Ecologists tackle invasive plants of Sonoran Desert


Northern Arizona University researchers have landed a $1.9 million grant to assess the spread of non-native, invasive plant species throughout Arizona’s Sonoran Desert and across Department of Defense lands.

The Department of Defense grant launched NAU faculty, staff and students on a four-year task to model multiple features of Arizona’s desert landscape.

“This is a great opportunity to take the tools, techniques and skills we have developed to an entirely new ecosystem,” said principal investigator Brett Dickson, assistant research professor of wildlife and landscape ecology who has studied wildlife, fire and invasive species in northern Arizona for the last decade. “And it satisfies the academic needs of students, giving them access to cutting-edge tools and technologies in research.”

The program will assess the invasion risk, fire risk and wildlife habitat associated with key species to assist managers in making appropriate decisions regarding the conservation of military and adjacent lands under current and future climatic conditions.

Researchers include:

  • Brett Dickson, assistant research professor of wildlife and landscape ecology, principle investigator for the Sonoran Desert Research Program
  • Steven Sesnie, assistant research professor of remote sensing, principle investigator for the Program
  • Tom Sisk, professor of ecology and director of the Lab of Landscape Ecology and Conservation Biology, co-investigator for the program
  • Bethany Bradley, assistant professor of environmental conservation at the University of Massachusetts, Amherst, co-investigator for the program
  • Luke ZachmannJill Rundall and Valerie Horncastle, senior research specialists, Lab of Landscape Ecology and Conservation Biology
  • Aaryn Olsson, postdoctoral research associate, with a degree from the University of Arizona and an extensive knowledge of the Sonoran Desert and remote sensing.
  • Ophelia Wang, postdoctoral research associate, with a degree on the way from the University of Texas, Austin, and extensive experience in remote sensing and ecology.

Students include:

  • Karl Jarvis, PhD student in biology who came to NAU to do research within a National Science Foundation-funded Integrative Graduate Education and Research Training program. He is using genetics to look at relationships between animals and their environment, and to determine places on the landscape that provide for population connectivity and persistence.
  • Cerissa Hoglander, MS student in environmental science and policy, is studying the relationships between desert bighorn sheep and water resource and habitat availability.
  • The team is currently looking for undergraduate students from both the Flagstaff and Yuma campuses to collect data and work in the field.
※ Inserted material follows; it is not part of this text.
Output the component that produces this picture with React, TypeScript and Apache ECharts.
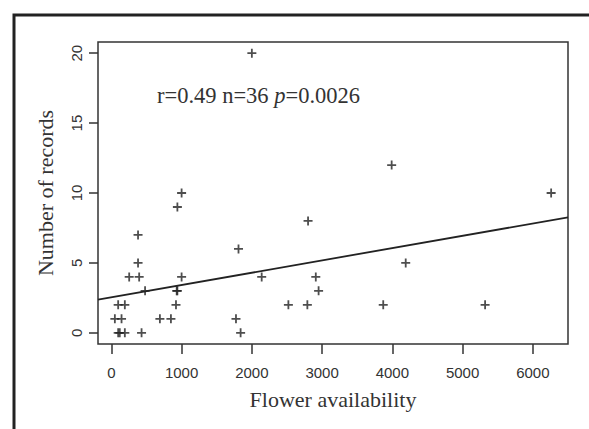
import React, { useEffect, useRef } from "react";
import * as echarts from "echarts";

// Data
const flowerAvailability = [
  1000, 940, 380, 380, 254, 396, 1000, 480, 940, 930, 920, 97, 192,
  50, 145, 691, 848, 1774, 97, 120, 192, 430, 1840, 1810, 2140, 2520,
  2790, 2800, 2910, 2950, 6260, 4190, 3870, 5320, 3990, 2000,
];
const numberOfRecords = [
  10, 9, 7, 5, 4, 4, 4, 3, 3, 3, 2, 2, 2,
  1, 1, 1, 1, 1, 0, 0, 0, 0, 0, 6, 4, 2,
  2, 8, 4, 3, 10, 5, 2, 2, 12, 20,
];
const xTicks = [0, 1000, 2000, 3000, 4000, 5000, 6000];
const yTicks = [0, 5, 10, 15, 20];
const xRange = [-190, 6500];
const yRange = [-0.8, 20.8];
const fitIntercept = 2.54;
const fitSlope = 0.00088;
const annotationText = ["r=0.49 n=36 ", "p", "=0.0026"];
const xTitle = "Flower availability";
const yTitle = "Number of records";

const PLUS = "path://M4,0H6V4H10V6H6V10H4V6H0V4H4Z";

export default function App() {
  const ref = useRef<HTMLDivElement>(null);
  useEffect(() => {
    if (!ref.current) return;
    const chart = echarts.init(ref.current, null, { renderer: "svg" });
    const points = flowerAvailability.map((x, i) => [x, numberOfRecords[i]]);
    const fitLine = xRange.map((x) => [x, fitIntercept + fitSlope * x]);
    const serif = "'Liberation Serif', 'Times New Roman', serif";
    const sans = "'Liberation Sans', Arial, sans-serif";
    chart.setOption({
      animation: false,
      backgroundColor: "#ffffff",
      grid: {
        left: 98,
        right: 21,
        top: 42,
        bottom: 85,
        show: true,
        borderColor: "#333",
        borderWidth: 1.5,
        backgroundColor: "transparent",
      },
      xAxis: {
        type: "value",
        min: xRange[0],
        max: xRange[1],
        name: xTitle,
        nameLocation: "middle",
        nameGap: 44,
        nameTextStyle: { fontFamily: serif, fontSize: 22, color: "#333" },
        axisLine: { show: false, onZero: false },
        splitLine: { show: false },
        axisTick: {
          show: true,
          inside: false,
          length: 10,
          customValues: xTicks,
          lineStyle: { color: "#333", width: 1.5 },
        },
        axisLabel: {
          customValues: xTicks,
          formatter: (v: number) => String(v),
          fontFamily: sans,
          fontSize: 15,
          color: "#333",
          margin: 21,
        },
      },
      yAxis: {
        type: "value",
        min: yRange[0],
        max: yRange[1],
        name: yTitle,
        nameLocation: "middle",
        nameGap: 42,
        nameTextStyle: { fontFamily: serif, fontSize: 22, color: "#333" },
        axisLine: { show: false, onZero: false },
        splitLine: { show: false },
        axisTick: {
          show: true,
          inside: false,
          length: 9,
          customValues: yTicks,
          lineStyle: { color: "#333", width: 1.5 },
        },
        axisLabel: {
          customValues: yTicks,
          formatter: (v: number) => String(v),
          rotate: 90,
          fontFamily: sans,
          fontSize: 15,
          color: "#333",
          margin: 14,
        },
      },
      graphic: [
        {
          type: "rect",
          shape: { x: 14, y: 15, width: 700, height: 600 },
          style: { fill: "none", stroke: "#222", lineWidth: 3 },
          silent: true,
        },
        {
          type: "text",
          x: 157,
          y: 95,
          style: {
            text:
              "{a|" + annotationText[0] + "}{i|" + annotationText[1] + "}{a|" + annotationText[2] + "}",
            verticalAlign: "middle",
            rich: {
              a: { fontFamily: serif, fontSize: 22.5, fill: "#333", color: "#333" },
              i: { fontFamily: serif, fontSize: 22.5, fontStyle: "italic", fill: "#333", color: "#333" },
            },
          },
        },
      ],
      series: [
        {
          type: "scatter",
          data: points,
          symbol: PLUS,
          symbolSize: 9,
          itemStyle: { color: "#222" },
        },
        {
          type: "line",
          data: fitLine,
          showSymbol: false,
          symbol: "none",
          lineStyle: { color: "#222", width: 1.8 },
        },
      ],
    });
    return () => chart.dispose();
  }, []);
  return (
    <div
      ref={ref}
      style={{ position: "fixed", left: 0, top: 0, width: 589, height: 429 }}
    />
  );
}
Problematic species, such as African buffelgrass, red brome, Sahara mustard, Mediterranean grass and arugula, are invading the habitat of several threatened or endangered native species, and allow fires to become more frequent, more destructive and more costly in an area historically devoid of fire.

The project is expected to provide valuable research opportunities for students, benefit Arizona’s economy and protect its natural resources. Researchers, working out of NAU’s Lab of Landscape Ecology and Conservation Biology, hope to produce tangible results that can be rapidly applied to pressing conservation and management questions.

“We are not just addressing science for the sake of science,” said principal investigator Steve Sesnie, assistant research professor of remote sensing. “We are translating science into a framework suitable for management.”

The team also is anticipating the technological advances that will be made in the next four years, and is excited to improve the methods used to measure landscape-scale change over time, especially in light of ongoing climate change and impediments to the movement of wide-ranging species of wildlife.

The program works in cooperation with U.S. Department of Defense, the Bureau of Land Management, U.S. National Park Service, U.S. Fish and Wildlife Service, Arizona Game and Fish Department, and the University of Massachusetts, Amherst. The program has also received additional funding totaling $2.5 million.